* RECORDS SHOWN *
#####
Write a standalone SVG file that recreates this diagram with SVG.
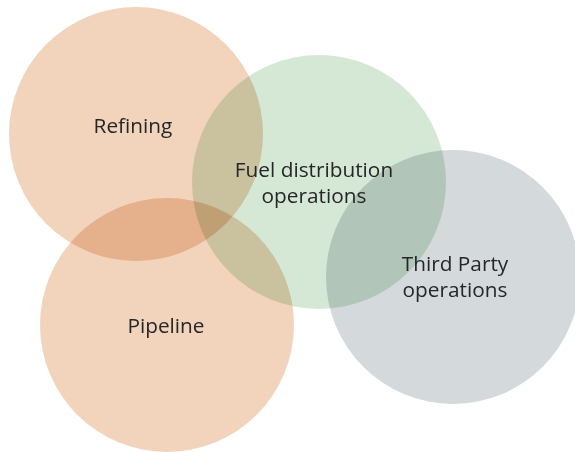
#####
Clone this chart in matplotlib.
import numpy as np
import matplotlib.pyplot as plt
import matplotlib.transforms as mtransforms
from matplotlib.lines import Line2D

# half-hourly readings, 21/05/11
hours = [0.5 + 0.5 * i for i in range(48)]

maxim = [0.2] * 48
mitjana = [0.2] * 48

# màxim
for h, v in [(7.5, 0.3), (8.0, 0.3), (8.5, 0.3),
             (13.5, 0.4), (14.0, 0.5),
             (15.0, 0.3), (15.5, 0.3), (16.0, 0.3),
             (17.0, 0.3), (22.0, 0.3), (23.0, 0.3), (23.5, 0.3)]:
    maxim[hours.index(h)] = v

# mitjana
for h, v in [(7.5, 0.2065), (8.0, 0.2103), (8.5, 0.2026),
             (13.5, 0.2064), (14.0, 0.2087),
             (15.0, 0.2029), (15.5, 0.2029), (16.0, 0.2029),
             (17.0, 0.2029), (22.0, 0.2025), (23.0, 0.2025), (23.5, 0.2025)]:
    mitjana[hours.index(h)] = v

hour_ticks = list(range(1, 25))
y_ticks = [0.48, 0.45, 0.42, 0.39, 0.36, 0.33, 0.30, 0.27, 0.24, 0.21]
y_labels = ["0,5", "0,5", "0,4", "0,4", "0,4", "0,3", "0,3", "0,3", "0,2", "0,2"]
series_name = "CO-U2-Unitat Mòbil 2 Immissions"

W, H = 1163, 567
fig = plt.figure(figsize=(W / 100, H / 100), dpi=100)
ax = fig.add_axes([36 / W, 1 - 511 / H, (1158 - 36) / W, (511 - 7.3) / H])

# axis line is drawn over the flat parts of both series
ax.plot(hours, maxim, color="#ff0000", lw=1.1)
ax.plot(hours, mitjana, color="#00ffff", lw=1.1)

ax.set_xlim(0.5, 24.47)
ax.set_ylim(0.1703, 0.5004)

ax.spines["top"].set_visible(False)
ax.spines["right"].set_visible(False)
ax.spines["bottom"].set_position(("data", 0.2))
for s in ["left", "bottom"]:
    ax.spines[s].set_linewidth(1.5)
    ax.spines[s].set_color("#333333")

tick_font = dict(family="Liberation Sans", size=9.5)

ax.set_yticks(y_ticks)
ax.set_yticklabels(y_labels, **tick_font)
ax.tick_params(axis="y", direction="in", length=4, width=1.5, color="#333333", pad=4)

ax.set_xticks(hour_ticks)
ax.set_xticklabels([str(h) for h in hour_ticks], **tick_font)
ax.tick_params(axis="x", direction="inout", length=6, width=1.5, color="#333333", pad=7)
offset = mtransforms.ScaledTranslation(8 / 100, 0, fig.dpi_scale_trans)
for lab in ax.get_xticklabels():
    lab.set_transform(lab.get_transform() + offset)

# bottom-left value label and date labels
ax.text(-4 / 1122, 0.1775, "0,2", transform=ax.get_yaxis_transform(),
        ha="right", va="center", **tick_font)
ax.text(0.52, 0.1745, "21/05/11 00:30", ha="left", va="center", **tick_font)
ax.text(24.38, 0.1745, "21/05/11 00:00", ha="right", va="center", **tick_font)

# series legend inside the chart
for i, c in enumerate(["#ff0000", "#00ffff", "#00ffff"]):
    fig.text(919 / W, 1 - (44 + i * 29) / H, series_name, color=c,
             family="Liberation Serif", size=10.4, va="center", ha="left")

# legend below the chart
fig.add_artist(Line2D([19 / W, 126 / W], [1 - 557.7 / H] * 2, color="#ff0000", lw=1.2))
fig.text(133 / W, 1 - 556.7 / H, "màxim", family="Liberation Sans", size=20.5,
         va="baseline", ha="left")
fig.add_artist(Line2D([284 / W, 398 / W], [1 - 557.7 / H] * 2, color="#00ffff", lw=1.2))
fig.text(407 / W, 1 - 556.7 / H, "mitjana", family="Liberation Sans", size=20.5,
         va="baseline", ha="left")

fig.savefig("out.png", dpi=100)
#####
* WRITTEN PROBLEM *
In the material above, locate the line containing "Clone this chart in matplotlib." and the line containing "ax.set_ylim(0.1703, 0.5004)". Transcribe exactly those two lines and every line between them, and nothing more.

* ANSWER TO THIS TASK *
Clone this chart in matplotlib.
import numpy as np
import matplotlib.pyplot as plt
import matplotlib.transforms as mtransforms
from matplotlib.lines import Line2D

# half-hourly readings, 21/05/11
hours = [0.5 + 0.5 * i for i in range(48)]

maxim = [0.2] * 48
mitjana = [0.2] * 48

# màxim
for h, v in [(7.5, 0.3), (8.0, 0.3), (8.5, 0.3),
             (13.5, 0.4), (14.0, 0.5),
             (15.0, 0.3), (15.5, 0.3), (16.0, 0.3),
             (17.0, 0.3), (22.0, 0.3), (23.0, 0.3), (23.5, 0.3)]:
    maxim[hours.index(h)] = v

# mitjana
for h, v in [(7.5, 0.2065), (8.0, 0.2103), (8.5, 0.2026),
             (13.5, 0.2064), (14.0, 0.2087),
             (15.0, 0.2029), (15.5, 0.2029), (16.0, 0.2029),
             (17.0, 0.2029), (22.0, 0.2025), (23.0, 0.2025), (23.5, 0.2025)]:
    mitjana[hours.index(h)] = v

hour_ticks = list(range(1, 25))
y_ticks = [0.48, 0.45, 0.42, 0.39, 0.36, 0.33, 0.30, 0.27, 0.24, 0.21]
y_labels = ["0,5", "0,5", "0,4", "0,4", "0,4", "0,3", "0,3", "0,3", "0,2", "0,2"]
series_name = "CO-U2-Unitat Mòbil 2 Immissions"

W, H = 1163, 567
fig = plt.figure(figsize=(W / 100, H / 100), dpi=100)
ax = fig.add_axes([36 / W, 1 - 511 / H, (1158 - 36) / W, (511 - 7.3) / H])

# axis line is drawn over the flat parts of both series
ax.plot(hours, maxim, color="#ff0000", lw=1.1)
ax.plot(hours, mitjana, color="#00ffff", lw=1.1)

ax.set_xlim(0.5, 24.47)
ax.set_ylim(0.1703, 0.5004)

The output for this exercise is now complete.